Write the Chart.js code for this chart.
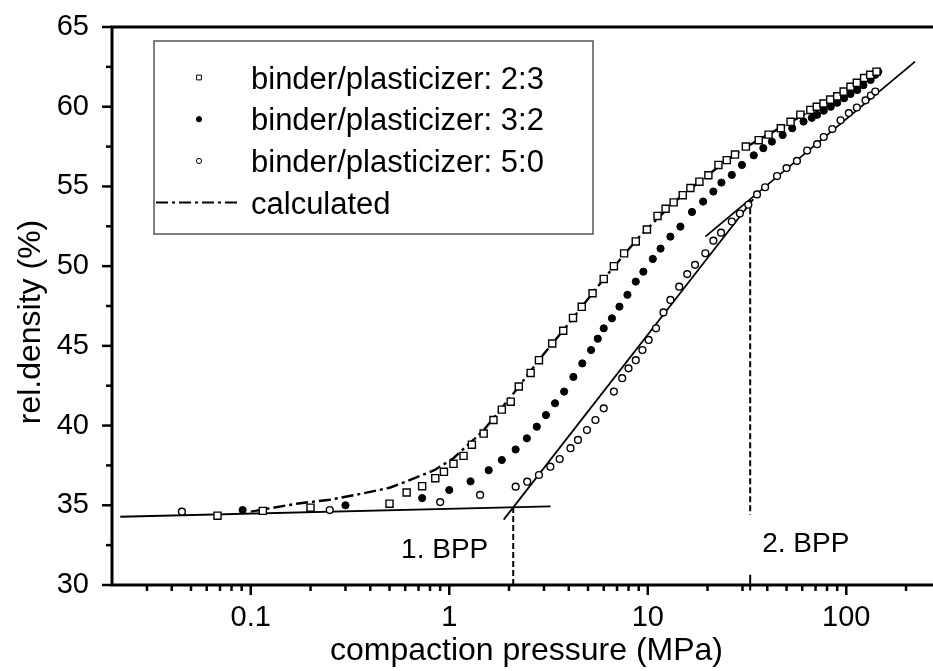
<!DOCTYPE html>
<html>
<head>
<meta charset="utf-8">
<title>rel. density vs. compaction pressure</title>
<script src="https://cdn.jsdelivr.net/npm/chart.js@4.4.1/dist/chart.umd.min.js"></script>
<style>
    html, body { margin: 0; padding: 0; background: #fff; overflow: hidden; }
    #density-chart { display: block; }
</style>
</head>
<body>
<canvas id="density-chart" width="945" height="671"></canvas>
<script>
// values: pressure in MPa, rel. density in %
var pressure23 = [0.068, 0.115, 0.2, 0.5, 0.61, 0.73, 0.85, 0.94, 1.05, 1.18, 1.3, 1.49, 1.67, 1.84, 2.04, 2.24, 2.57, 2.83, 3.3, 3.75, 4.2, 4.65, 5.27, 6.0, 6.75, 7.6, 8.7, 9.9, 11.2, 12.3, 13.5, 15.0, 16.4, 18.2, 20.2, 22.7, 25.0, 27.5, 31.2, 36.2, 40.6, 46.8, 52.4, 58.7, 65.9, 71.0, 76.8, 83.0, 90.0, 97.0, 105, 113, 123, 132, 142];
var density23 = [34.35, 34.65, 34.85, 35.1, 35.8, 36.2, 36.7, 37.1, 37.6, 38.1, 38.8, 39.5, 40.35, 41.0, 41.5, 42.45, 43.3, 44.1, 45.15, 45.95, 46.75, 47.45, 48.3, 49.2, 50.0, 50.8, 51.55, 52.3, 53.15, 53.6, 54.0, 54.45, 54.9, 55.3, 55.7, 56.35, 56.65, 57.0, 57.5, 57.9, 58.25, 58.65, 59.05, 59.5, 59.8, 60.0, 60.2, 60.45, 60.65, 60.95, 61.25, 61.5, 61.8, 62.0, 62.2];

var pressure32 = [0.091, 0.3, 0.73, 1.0, 1.28, 1.58, 1.84, 2.16, 2.46, 2.76, 3.07, 3.41, 3.79, 4.22, 4.68, 5.18, 5.6, 6.0, 6.6, 7.2, 7.9, 8.7, 9.5, 10.6, 11.6, 13.0, 14.6, 16.7, 19.0, 21.4, 23.5, 26.5, 29.8, 34.2, 38.2, 42.2, 47.8, 53.4, 60.9, 67.0, 71.3, 77.0, 83.5, 90.0, 97.5, 105, 113.6, 122, 132.6, 140, 145];
var density32 = [34.7, 35.0, 35.45, 35.96, 36.5, 37.2, 37.84, 38.5, 39.2, 39.93, 40.66, 41.4, 42.13, 43.05, 43.9, 44.74, 45.45, 46.1, 46.73, 47.46, 48.2, 49.03, 49.65, 50.45, 51.1, 51.85, 52.48, 53.4, 54.05, 54.68, 55.24, 55.72, 56.35, 56.95, 57.4, 57.81, 58.23, 58.65, 59.07, 59.3, 59.49, 59.75, 60.0, 60.25, 60.53, 60.8, 61.05, 61.35, 61.68, 62.0, 62.2];

var pressure50 = [0.045, 0.25, 0.9, 1.43, 2.16, 2.47, 2.83, 3.23, 3.6, 4.08, 4.45, 4.94, 5.45, 6.0, 6.75, 7.43, 8.0, 8.7, 9.4, 10.1, 11.0, 12.0, 13.0, 14.4, 15.8, 17.3, 19.5, 21.4, 23.4, 26.5, 29.1, 32.1, 35.5, 39.0, 44.8, 50.0, 56.4, 63.5, 71.3, 77.0, 85.0, 93.6, 103, 113, 125, 133, 140];
var density50 = [34.6, 34.7, 35.2, 35.65, 36.17, 36.48, 36.9, 37.42, 37.9, 38.58, 39.1, 39.72, 40.35, 41.08, 42.13, 42.97, 43.59, 44.1, 44.74, 45.37, 46.1, 47.1, 47.88, 48.71, 49.5, 50.08, 50.81, 51.6, 52.1, 52.8, 53.3, 53.85, 54.5, 54.95, 55.65, 56.15, 56.6, 57.25, 57.65, 58.1, 58.6, 59.15, 59.6, 59.95, 60.4, 60.7, 60.95];

var pressureCalc = [0.1, 0.17, 0.25, 0.37, 0.5, 0.61, 0.84, 1.05, 1.49, 2.1, 3.0, 4.0, 6.0, 9.0, 13.5, 20, 30, 50, 80, 140];
var densityCalc = [34.6, 35.1, 35.35, 35.75, 36.1, 36.5, 37.2, 37.95, 39.7, 42.0, 44.5, 46.4, 49.2, 51.8, 54.0, 55.7, 57.35, 58.9, 60.3, 62.2];

// straight fit lines and break point markers
var lowFitX = [0.022, 3.24];
var lowFitY = [34.28, 34.93];
var steepFitX = [1.88, 34];
var steepFitY = [34.1, 54.2];
var upperFitX = [19.5, 222];
var upperFitY = [51.85, 62.83];
var bpp1X = [2.1, 2.1];
var bpp1Y = [34.9, 30];
var bpp2X = [32.8, 32.8];
var bpp2Y = [54.2, 34.4];
var bpp2MarkY = [30.65, 29.65];

// axes
var xMin = 0.02;
var xMax = 300;
var xTickValues = [0.1, 1, 10, 100];
var yMin = 30;
var yMax = 65;
var yStep = 5;

(function() {
    'use strict';

    var FONT = '"Liberation Sans", Arial, Helvetica, sans-serif';

    function pairs(xs, ys) {
        return xs.map(function(x, i) {
            return { x: x, y: ys[i] };
        });
    }

    function drawMarker(ctx, style, x, y, r, filled) {
        ctx.beginPath();
        if (style === 'rect') {
            ctx.rect(x - r, y - r, 2 * r, 2 * r);
        } else {
            ctx.arc(x, y, r, 0, Math.PI * 2);
        }
        ctx.fillStyle = filled ? '#000' : '#fff';
        ctx.fill();
        ctx.lineWidth = 1;
        ctx.strokeStyle = '#000';
        ctx.stroke();
    }

    // frame, tick marks, legend box and text annotations
    var decorations = {
        id: 'decorations',
        afterDraw: function(chart) {
            var ctx = chart.ctx;
            var area = chart.chartArea;
            var xs = chart.scales.x;
            var ys = chart.scales.y;

            ctx.save();
            ctx.strokeStyle = '#000';
            ctx.lineCap = 'butt';

            // tick marks, pointing outward
            ctx.lineWidth = 2.5;
            for (var d = -2; d <= 2; d++) {
                for (var k = 1; k <= 9; k++) {
                    var v = k * Math.pow(10, d);
                    if (v < xMin * 1.001 || v > xMax) continue;
                    var px = xs.getPixelForValue(v);
                    var len = k === 1 ? 10 : 6;
                    ctx.beginPath();
                    ctx.moveTo(px, area.bottom);
                    ctx.lineTo(px, area.bottom + len);
                    ctx.stroke();
                }
            }
            for (var t = yMin; t <= yMax; t += yStep / 2) {
                var py = ys.getPixelForValue(t);
                var l = (t % yStep === 0) ? 10 : 6;
                ctx.beginPath();
                ctx.moveTo(area.left, py);
                ctx.lineTo(area.left - l, py);
                ctx.stroke();
            }

            // frame: left, bottom, top (right side is off the page)
            ctx.lineWidth = 3;
            ctx.beginPath();
            ctx.moveTo(chart.width, area.top);
            ctx.lineTo(area.left, area.top);
            ctx.lineTo(area.left, area.bottom);
            ctx.lineTo(chart.width, area.bottom);
            ctx.stroke();

            // legend
            var lx = area.left + 42;
            var ly = area.top + 14;
            ctx.lineWidth = 1.5;
            ctx.strokeStyle = '#555';
            ctx.strokeRect(lx, ly, 439, 193);

            ctx.font = '31px ' + FONT;
            ctx.textAlign = 'left';
            ctx.textBaseline = 'alphabetic';
            var rows = chart.data.datasets.filter(function(ds) { return ds.inLegend; });
            rows.forEach(function(ds, i) {
                var base = ly + 47.5 + i * 41.7;
                var my = base - 11;
                if (ds.showLine) {
                    ctx.save();
                    ctx.strokeStyle = '#000';
                    ctx.lineWidth = 2;
                    ctx.setLineDash(ds.borderDash || []);
                    ctx.beginPath();
                    ctx.moveTo(lx + 2, my);
                    ctx.lineTo(lx + 84, my);
                    ctx.stroke();
                    ctx.restore();
                } else {
                    drawMarker(ctx, ds.pointStyle, lx + 45, my, ds.pointStyle === 'rect' ? 2.4 : 2.6,
                        ds.pointBackgroundColor === '#000');
                }
                ctx.fillStyle = '#000';
                ctx.fillText(ds.label, lx + 97, base);
            });

            // break point labels
            ctx.font = '28px ' + FONT;
            ctx.fillStyle = '#000';
            ctx.textAlign = 'right';
            ctx.fillText('1. BPP', xs.getPixelForValue(bpp1X[0]) - 25, area.bottom - 27);
            ctx.textAlign = 'left';
            ctx.fillText('2. BPP', xs.getPixelForValue(bpp2X[0]) + 12, area.bottom - 33);

            // y axis title
            ctx.font = '32px ' + FONT;
            ctx.textAlign = 'center';
            ctx.textBaseline = 'middle';
            ctx.translate(31, 322);
            ctx.rotate(-Math.PI / 2);
            ctx.fillText('rel.density (%)', 0, 0);
            ctx.restore();
        }
    };

    function lineSet(xs, ys, width, dash, extra) {
        var ds = {
            data: pairs(xs, ys),
            showLine: true,
            borderColor: '#000',
            borderWidth: width,
            borderDash: dash,
            pointRadius: 0,
            fill: false
        };
        return Object.assign(ds, extra || {});
    }

    var ctx = document.getElementById('density-chart').getContext('2d');
    var chart = new Chart(ctx, {
        type: 'scatter',
        data: {
            datasets: [{
                label: 'binder/plasticizer: 2:3',
                data: pairs(pressure23, density23),
                pointStyle: 'rect',
                pointRadius: 5,
                pointBorderWidth: 1.4,
                pointBorderColor: '#000',
                pointBackgroundColor: '#fff',
                inLegend: true
            }, {
                label: 'binder/plasticizer: 3:2',
                data: pairs(pressure32, density32),
                pointStyle: 'circle',
                pointRadius: 3.6,
                pointBorderWidth: 1,
                pointBorderColor: '#000',
                pointBackgroundColor: '#000',
                inLegend: true
            }, {
                label: 'binder/plasticizer: 5:0',
                data: pairs(pressure50, density50),
                pointStyle: 'circle',
                pointRadius: 3.4,
                pointBorderWidth: 1.4,
                pointBorderColor: '#000',
                pointBackgroundColor: '#fff',
                inLegend: true
            },
            lineSet(pressureCalc, densityCalc, 2.4, [12, 4, 3, 4], { label: 'calculated', inLegend: true }),
            lineSet(lowFitX, lowFitY, 1.8, []),
            lineSet(steepFitX, steepFitY, 1.8, []),
            lineSet(upperFitX, upperFitY, 1.8, []),
            lineSet(bpp1X, bpp1Y, 2, [6, 3]),
            lineSet(bpp2X, bpp2Y, 2, [6, 3]),
            lineSet([bpp2X[0], bpp2X[0]], bpp2MarkY, 2, [], { clip: false })
            ]
        },
        options: {
            responsive: false,
            devicePixelRatio: 1,
            animation: false,
            layout: {
                autoPadding: false,
                padding: { top: 27, right: 4, left: 0, bottom: 0 }
            },
            plugins: {
                legend: { display: false },
                tooltip: { enabled: false }
            },
            scales: {
                x: {
                    type: 'logarithmic',
                    min: xMin,
                    max: xMax,
                    grid: { display: false },
                    border: { display: false },
                    afterBuildTicks: function(scale) {
                        scale.ticks = xTickValues.map(function(v) { return { value: v }; });
                    },
                    ticks: {
                        color: '#000',
                        font: { family: FONT, size: 29 },
                        padding: 8,
                        maxRotation: 0,
                        autoSkip: false,
                        callback: function(value) {
                            return String(value);
                        }
                    },
                    title: {
                        display: true,
                        text: 'compaction pressure (MPa)',
                        color: '#000',
                        font: { family: FONT, size: 32 },
                        padding: { top: 0, bottom: 1 }
                    },
                    afterFit: function(scale) {
                        scale.height = 86;
                        scale.paddingLeft = 0;
                        scale.paddingRight = 0;
                    }
                },
                y: {
                    min: yMin,
                    max: yMax,
                    grid: { display: false },
                    border: { display: false },
                    ticks: {
                        stepSize: yStep,
                        color: '#000',
                        font: { family: FONT, size: 29 },
                        padding: 15
                    },
                    afterFit: function(scale) {
                        scale.width = 112;
                        scale.paddingTop = 0;
                        scale.paddingBottom = 0;
                    }
                }
            }
        },
        plugins: [decorations]
    });
})();
</script>
</body>
</html>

Task directions: From the opening line of the listing above through the line bearing "61.8, 62.0, 62.2];", repeat each line exactly. Drop every picture.

Task solution:
Write the Chart.js code for this chart.
<!DOCTYPE html>
<html>
<head>
<meta charset="utf-8">
<title>rel. density vs. compaction pressure</title>
<script src="https://cdn.jsdelivr.net/npm/chart.js@4.4.1/dist/chart.umd.min.js"></script>
<style>
    html, body { margin: 0; padding: 0; background: #fff; overflow: hidden; }
    #density-chart { display: block; }
</style>
</head>
<body>
<canvas id="density-chart" width="945" height="671"></canvas>
<script>
// values: pressure in MPa, rel. density in %
var pressure23 = [0.068, 0.115, 0.2, 0.5, 0.61, 0.73, 0.85, 0.94, 1.05, 1.18, 1.3, 1.49, 1.67, 1.84, 2.04, 2.24, 2.57, 2.83, 3.3, 3.75, 4.2, 4.65, 5.27, 6.0, 6.75, 7.6, 8.7, 9.9, 11.2, 12.3, 13.5, 15.0, 16.4, 18.2, 20.2, 22.7, 25.0, 27.5, 31.2, 36.2, 40.6, 46.8, 52.4, 58.7, 65.9, 71.0, 76.8, 83.0, 90.0, 97.0, 105, 113, 123, 132, 142];
var density23 = [34.35, 34.65, 34.85, 35.1, 35.8, 36.2, 36.7, 37.1, 37.6, 38.1, 38.8, 39.5, 40.35, 41.0, 41.5, 42.45, 43.3, 44.1, 45.15, 45.95, 46.75, 47.45, 48.3, 49.2, 50.0, 50.8, 51.55, 52.3, 53.15, 53.6, 54.0, 54.45, 54.9, 55.3, 55.7, 56.35, 56.65, 57.0, 57.5, 57.9, 58.25, 58.65, 59.05, 59.5, 59.8, 60.0, 60.2, 60.45, 60.65, 60.95, 61.25, 61.5, 61.8, 62.0, 62.2];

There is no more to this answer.